Para o meu filho velho


Hoje apetecia-me comer cerejas, grandes e duras, roxas ou brancas, desde que doces. Hoje apetece-me apenas falar do momento em que tu, grande e deliciosa cereja, começaste a crescer dentro de mim, meu filho. Lembro-me de que quando soube que a intuição que me dizia estar grávida era certeira, fiquei aflita; já não era responsável por mim, as minhas acções teriam consequências multiplicadas ao quadrado. Lembro-me de ter pensado: já não me posso matar, que é o cúmulo da liberdade para quem tem 19 anos.

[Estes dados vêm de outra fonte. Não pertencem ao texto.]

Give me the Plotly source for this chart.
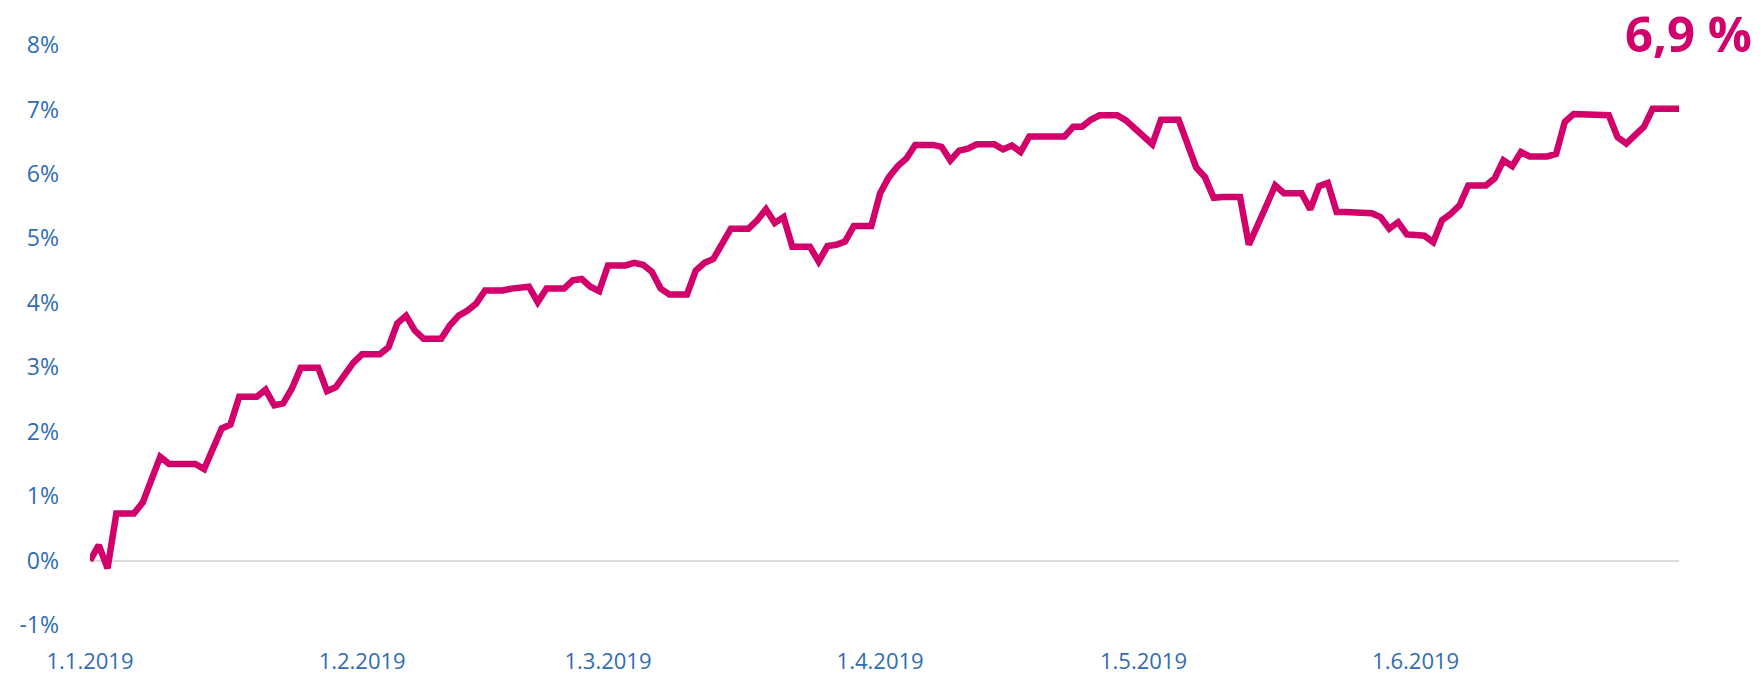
import pandas as pd
import plotly.graph_objects as go

# daily return since 1.1.2019, %, weekends/holidays carry the last value
jan = [0.00, 0.24, -0.12, 0.73, 0.73, 0.73, 0.90, 1.25, 1.61, 1.50,
       1.50, 1.50, 1.50, 1.42, 1.72, 2.05, 2.11, 2.54, 2.54, 2.54,
       2.65, 2.41, 2.44, 2.67, 2.99, 2.99, 2.99, 2.63, 2.69, 2.88, 3.07]
feb = [3.20, 3.20, 3.20, 3.31, 3.68, 3.80, 3.57, 3.44, 3.44, 3.44,
       3.65, 3.80, 3.88, 3.99, 4.19, 4.19, 4.19, 4.22, 4.24, 4.25,
       4.01, 4.22, 4.22, 4.22, 4.35, 4.37, 4.25, 4.18]
mar = [4.58, 4.58, 4.58, 4.62, 4.59, 4.48, 4.22, 4.13, 4.13, 4.13,
       4.50, 4.62, 4.68, 4.92, 5.15, 5.15, 5.15, 5.28, 5.45, 5.24,
       5.33, 4.87, 4.87, 4.87, 4.64, 4.88, 4.90, 4.95, 5.19, 5.19, 5.19]
apr = [5.70, 5.95, 6.12, 6.24, 6.45, 6.45, 6.45, 6.42, 6.21, 6.36,
       6.39, 6.46, 6.46, 6.46, 6.38, 6.44, 6.34, 6.58, 6.58, 6.58,
       6.58, 6.58, 6.73, 6.73, 6.84, 6.91, 6.91, 6.91, 6.83, 6.70]
may = [6.58, 6.46, 6.84, 6.84, 6.84, 6.47, 6.10, 5.95, 5.63, 5.64,
       5.64, 5.64, 4.90, 5.23, 5.51, 5.82, 5.70, 5.70, 5.70, 5.45,
       5.81, 5.86, 5.41, 5.41, 5.41, 5.41, 5.39, 5.33, 5.15, 5.25, 5.06]
jun = [5.05, 5.04, 4.94, 5.28, 5.38, 5.51, 5.82, 5.82, 5.82, 5.93,
       6.21, 6.12, 6.34, 6.27, 6.27, 6.27, 6.31, 6.81, 6.93, 6.92,
       6.91, 6.91, 6.91, 6.57, 6.47, 6.60, 6.73, 7.01, 7.01, 7.01]
jul = [7.01]

values = jan + feb + mar + apr + may + jun + jul
dates = pd.date_range("2019-01-01", periods=len(values), freq="D")

x_ticks = ["2019-01-01", "2019-02-01", "2019-03-01",
           "2019-04-01", "2019-05-01", "2019-06-01"]
x_labels = ["1.1.2019", "1.2.2019", "1.3.2019", "1.4.2019", "1.5.2019", "1.6.2019"]
y_ticks = [-1, 0, 1, 2, 3, 4, 5, 6, 7, 8]
y_labels = [f"{v}%" for v in y_ticks]
total_label = "6,9 %"

line_color = "#d1006b"
tick_color = "#2f6db5"
font = "Open Sans"

fig = go.Figure()
fig.add_trace(go.Scatter(
    x=dates, y=values, mode="lines",
    line=dict(color=line_color, width=6.5),
    hoverinfo="skip", showlegend=False,
))

fig.add_annotation(
    text=f"<b>{total_label}</b>", xref="paper", yref="paper",
    x=1.006, y=1.021, xanchor="center", yanchor="middle",
    showarrow=False, font=dict(size=49, color=line_color, family=font),
)

fig.update_xaxes(
    range=["2019-01-01", "2019-07-01"],
    tickvals=x_ticks, ticktext=x_labels,
    showgrid=False, zeroline=False, showline=False, ticks="",
    ticklabelstandoff=21, automargin=False,
    tickfont=dict(size=22, color=tick_color, family=font),
)
fig.update_yaxes(
    range=[-1, 8], tickvals=y_ticks, ticktext=y_labels,
    showgrid=False, zeroline=True, zerolinecolor="#dcdcdc", zerolinewidth=1.5,
    showline=False, ticks="", ticklabelstandoff=30, automargin=False,
    tickfont=dict(size=23, color=tick_color, family=font),
)
fig.update_layout(
    width=1761, height=677,
    margin=dict(l=90, r=82, t=45, b=52),
    plot_bgcolor="white", paper_bgcolor="white",
)

# the page body has a default 8px margin; drop it so the figure fills the window
fig.write_html("out.html", config={"displayModeBar": False},
               post_script="document.body.style.margin='0';")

Lembro-me de um dia, meu amor, enquanto andávamos às compras para a tua festa de aniversário, afastámo-nos, cada um para o seu corredor. Conforme a música de fundo do Continente mudou, petit private joke, virámo-nos os dois e os nossos olhares cúmplices fundiram-se num sorriso, entre dezenas de estranhos. Esse sorriso, como a imagem da tua queda vertiginosa do meu corpo, são a prova da mais irrefutável união entre dois seres. Já ouvi dizer que os filhos não se escolhem, mas tu, meu pintainho cabeçudo, estavas destinado para mim.